Heritage & Design: The Enduring Allure of Art Deco

How a century-old aesthetic movement continues to define the world's most iconic interiors

James Cavendish

16 Jul 2026

A Movement Born of Modernity

Art Deco emerged in the 1920s as a bold declaration of modernity, a visual language that married geometric precision with lavish ornamentation. Born from the exuberance of the post-war era and the intoxicating promise of the machine age, the movement swept through architecture, interior design, fashion, and the decorative arts with an energy that remains undiminished a century later. For the great hotels of London, Art Deco was not merely a style to be adopted; it was a philosophy that perfectly expressed their ambition to create environments of sophisticated beauty.

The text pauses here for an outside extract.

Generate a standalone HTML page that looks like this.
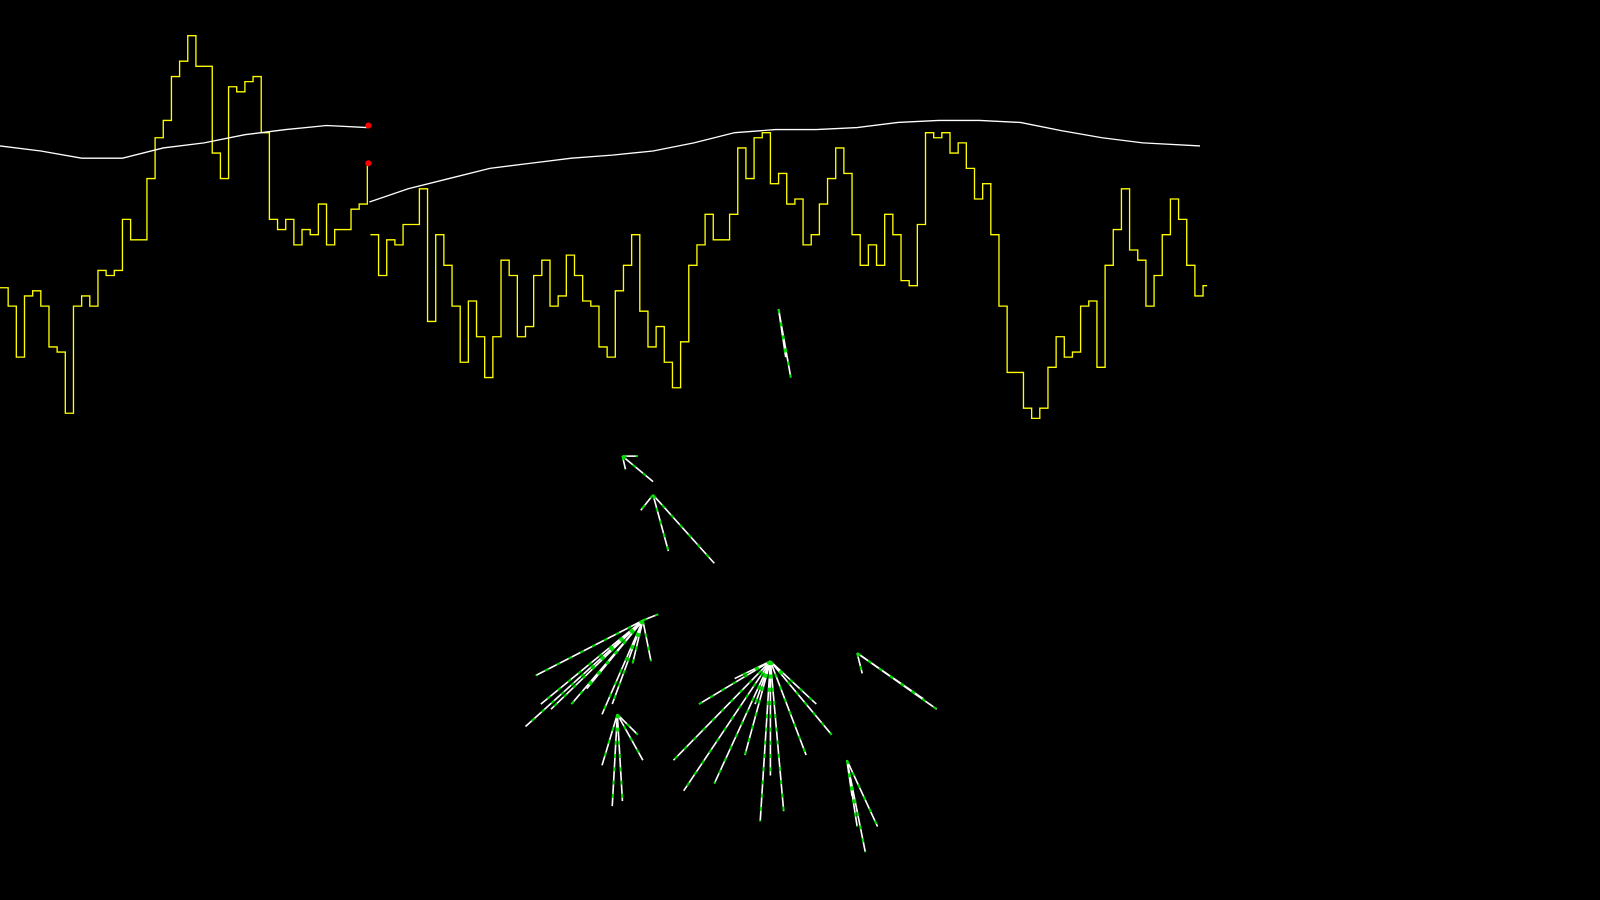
<!DOCTYPE html>
<html><head><meta charset="utf-8"><style>
html,body{margin:0;padding:0;background:#000;width:1600px;height:900px;overflow:hidden}
svg{display:block}
</style></head><body>
<svg id="chart" width="1600" height="900" viewBox="0 0 1568 882" preserveAspectRatio="none">
<rect x="0" y="0" width="1568" height="882" fill="#000"/>
<g id="streaks"></g>
<g id="lines"></g>
</svg>
<script>
const yellowStep = 8;
const yellowA = [282,300,350,290,285,300,340,345,405,300,290,300,265,270,265,215,235,235,175,135,118,75,60,35,65,65,150,175,85,90,80,75,130,215,225,215,240,225,230,200,240,225,225,205,200,160];
const yellowB = [230,270,235,240,220,220,185,315,230,260,300,355,295,330,370,330,255,270,330,320,270,255,300,290,250,270,295,300,340,350,285,260,230,305,340,320,355,380,335,260,240,210,235,235,210,145,175,135,130,180,170,200,195,240,230,200,175,145,170,230,260,240,260,210,230,275,280,220,130,135,130,150,140,165,195,180,230,300,365,365,400,410,400,360,330,350,345,300,295,360,260,225,185,245,255,300,270,230,195,215,260,290,280];
const yellowBStart = 363;
const whiteAX = [0,40,80,120,160,200,240,280,320,360];
const whiteAY = [143,148,155,155,145,140,132,127,123,125];
const whiteBX = [362,400,440,480,520,560,600,640,680,720,760,800,840,880,920,960,1000,1040,1080,1120,1176];
const whiteBY = [198,185,175,165,160,155,152,148,140,130,127,127,125,120,118,118,120,128,135,140,143];
const markerX = [361,361];
const markerY = [123,160];
// streak clusters: origin and ray endpoints
const clusterOX = [763,610,630,605,755,830,840,640];
const clusterOY = [303,447,608,700,648,745,640,485];
const clusterRays = [
 [[775,370],[770,350]],
 [[640,472],[625,447],[613,460]],
 [[525,662],[515,712],[540,695],[560,690],[590,700],[600,690],[620,650],[645,602],[638,648],[530,690],[575,675]],
 [[590,750],[610,785],[625,720],[630,745],[600,790]],
 [[685,690],[700,768],[745,805],[768,795],[740,690],[790,740],[815,720],[800,690],[720,665],[660,745],[670,775],[755,760],[730,740]],
 [[848,835],[840,810],[860,810],[835,780]],
 [[918,695],[845,660],[905,685]],
 [[700,552],[655,540],[628,500]]
];
const NS='http://www.w3.org/2000/svg';
const linesG=document.getElementById('lines');
const streaksG=document.getElementById('streaks');
function xStep(i,start){return start+i*yellowStep;}
function stepPath(vals,start){
  let d='M'+xStep(0,start)+' '+vals[0];
  for(let i=1;i<vals.length;i++){d+=' H'+xStep(i,start)+' V'+vals[i];}
  d+=' H'+(xStep(vals.length-1,start)+yellowStep/2);
  return d;
}
function polyPath(xs,ys){return xs.map((x,i)=>(i?'L':'M')+x+' '+ys[i]).join(' ');}
function addPath(g,d,stroke,w,name){
  const p=document.createElementNS(NS,'path');
  p.setAttribute('d',d);p.setAttribute('fill','none');p.setAttribute('stroke',stroke);p.setAttribute('stroke-width',w);
  
  
  g.appendChild(p);return p;
}
addPath(linesG,stepPath(yellowA,0),'#ffff00',1.3,'yellow-series-a');
addPath(linesG,stepPath(yellowB,yellowBStart),'#ffff00',1.3,'yellow-series-b');
addPath(linesG,polyPath(whiteAX,whiteAY),'#ffffff',1.3,'white-series-a');
addPath(linesG,polyPath(whiteBX,whiteBY),'#ffffff',1.3,'white-series-b');
markerX.forEach((x,i)=>{
  const c=document.createElementNS(NS,'circle');
  c.setAttribute('cx',x);c.setAttribute('cy',markerY[i]);c.setAttribute('r',3);c.setAttribute('fill','#ff0000');
  
  
  linesG.appendChild(c);
});
clusterOX.forEach((ox,ci)=>{
  const oy=clusterOY[ci];
  clusterRays[ci].forEach(r=>{
    const d='M'+ox+' '+oy+' L'+r[0]+' '+r[1];
    addPath(streaksG,d,'#ffffff',1.6,'streak');
    const g=addPath(streaksG,d,'#00dd00',2,'streak-green');
    g.setAttribute('stroke-dasharray','4 9');
  });
});
</script>
</body></html>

At Claridge's, the embrace of Art Deco during the 1920s and 1930s transformed an already distinguished Victorian establishment into something altogether more dazzling. The decision to commission Basil Ionides and later Oswald Milne to reimagine the hotel's interiors was not simply a renovation but a statement of intent: this would be a place where tradition and innovation existed in dynamic conversation.

The Geometry of Elegance

What makes Art Deco enduringly appealing is its fundamental tension between restraint and exuberance. The style is characterised by clean geometric forms β€” chevrons, sunbursts, stepped profiles, and zigzag patterns β€” rendered in materials of extraordinary richness. Marble, lacquer, chrome, exotic woods, and etched glass combine to create interiors that feel both disciplined and opulent.

In hotel design, these principles translate into spaces that function with clockwork efficiency whilst enveloping guests in visual splendour. The proportions of an Art Deco room are carefully calculated to create a sense of expansiveness without sacrificing intimacy. Ceiling heights, doorway widths, corridor lengths β€” every dimension is considered in relation to the human figure, creating environments that feel simultaneously grand and welcoming.

Materials That Tell Stories

The material palette of Art Deco is one of its most distinctive characteristics. Unlike earlier decorative movements that favoured natural, organic forms, Art Deco celebrates the processed, the refined, and the transformed. Rare marbles are cut and bookmatched to create symmetrical patterns. Metals are polished to mirror-like finishes or given patinas that suggest age and permanence. Woods are selected not merely for their structural properties but for their grain patterns, which become decorative elements in their own right.

At establishments with deep Art Deco heritage, these materials have acquired additional layers of meaning through decades of use. The brass handrails worn smooth by countless hands, the marble floors whose subtle variations reveal the passage of time, the mirrored surfaces that have reflected generations of distinguished guests β€” these elements connect the present to the past in tangible, sensory ways.

Lighting as Atmosphere

No element of Art Deco design is more transformative than lighting. The movement coincided with the widespread adoption of electric light, and designers of the era exploited this new technology with extraordinary creativity. Uplighters, concealed coves, etched glass panels, and dramatic chandeliers were employed not merely to illuminate but to sculpt space, create mood, and direct the eye.

In the context of a luxury hotel, this mastery of light creates an environment that shifts seamlessly from the bright, energising atmosphere of a breakfast room to the intimate, jewel-toned ambience of an evening bar. Each space tells a different story through light, yet all belong to the same coherent aesthetic universe.

Art Deco for the Modern Era

The revival of interest in Art Deco in recent decades is not mere nostalgia. The movement's emphasis on quality materials, geometric clarity, and the integration of art and function speaks directly to contemporary values. In an age of disposable design and planned obsolescence, Art Deco's commitment to permanence and craftsmanship offers a compelling alternative. Hotels that have maintained and restored their Art Deco heritage are not preserving museum pieces but providing living demonstrations that beauty and functionality need not be separated. The most successful contemporary interpretations of Art Deco understand that the movement was never about slavish adherence to a set of visual rules. It was about an attitude β€” a belief that the spaces we inhabit should elevate our experience of daily life.